Musical love is often unconditional; relationships between people are far more complicated, a theme explored on “4 Play 2 Love (Start Over)”, as a former couple, each now involved with other people yet still carrying strong feelings for one another, contemplate another try: “my new man loves me, he loves to call me wife but I can’t imagine living without you in my life, let’s start over”. In real life Etana is married to Andre Morris and they have an infant daughter, who was born in November 2012. “Til You Get Old” is Etana’s moving pledge of love to her child, the song’s ambient tone and overdubbed effects including the sounds of a baby being born contribute to its mystical quality. “I found out about a month after we started recording this album that I was pregnant, so all that emotion and energy went into the album,” Etana shared.

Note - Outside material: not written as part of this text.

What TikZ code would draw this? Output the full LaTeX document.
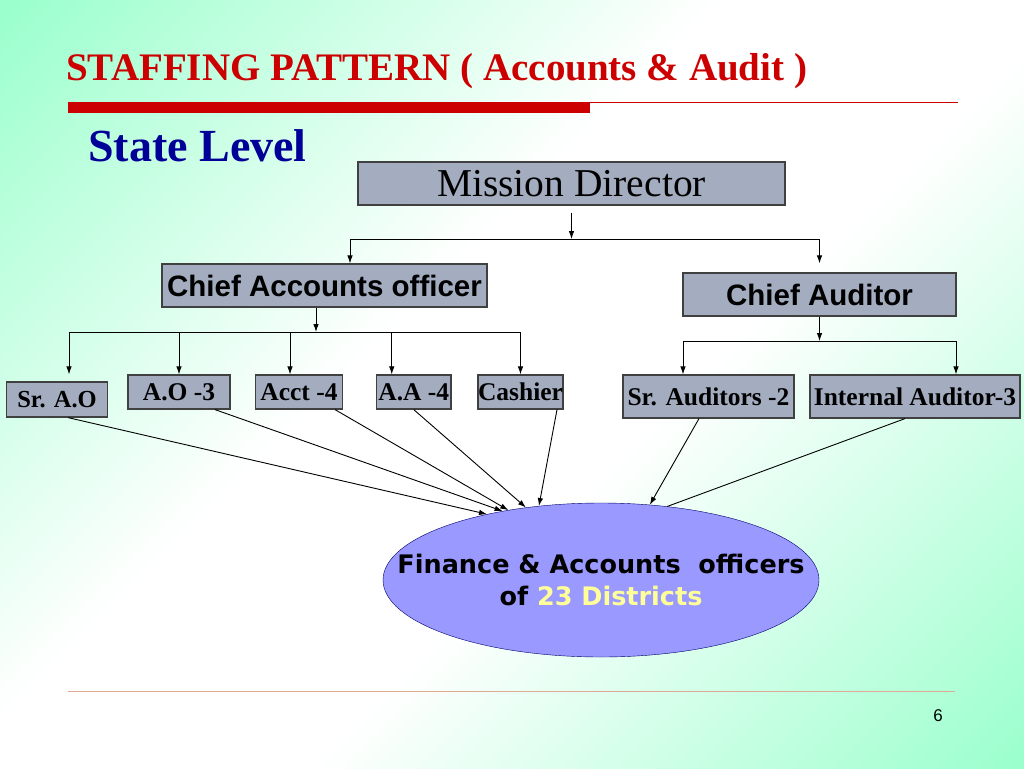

Offering praises to the Most High, Jah for His continual guidance is the gospel-reggae tinged “The Prayer”. The song’s lyrics also summarize the singer’s triumph in successfully navigating her musical journey, while encouraging the listener to summon their own power. “I will never surrender though they try to do me wrong, let the weak say I am strong/there’s a road you got to travel, many dangers up ahead, we can never be defeated, don’t you be afraid.” “It is still much harder for female artists to receive equal treatment,” The Strong One states. “Some promoters think women should be paid less and given less time onstage because they think they don’t have an audience so I always have to prove myself again and again and again.” With the spectacular singing songwriting and performance skills showcased on Better Tomorrow it’s unlikely further proof will be required.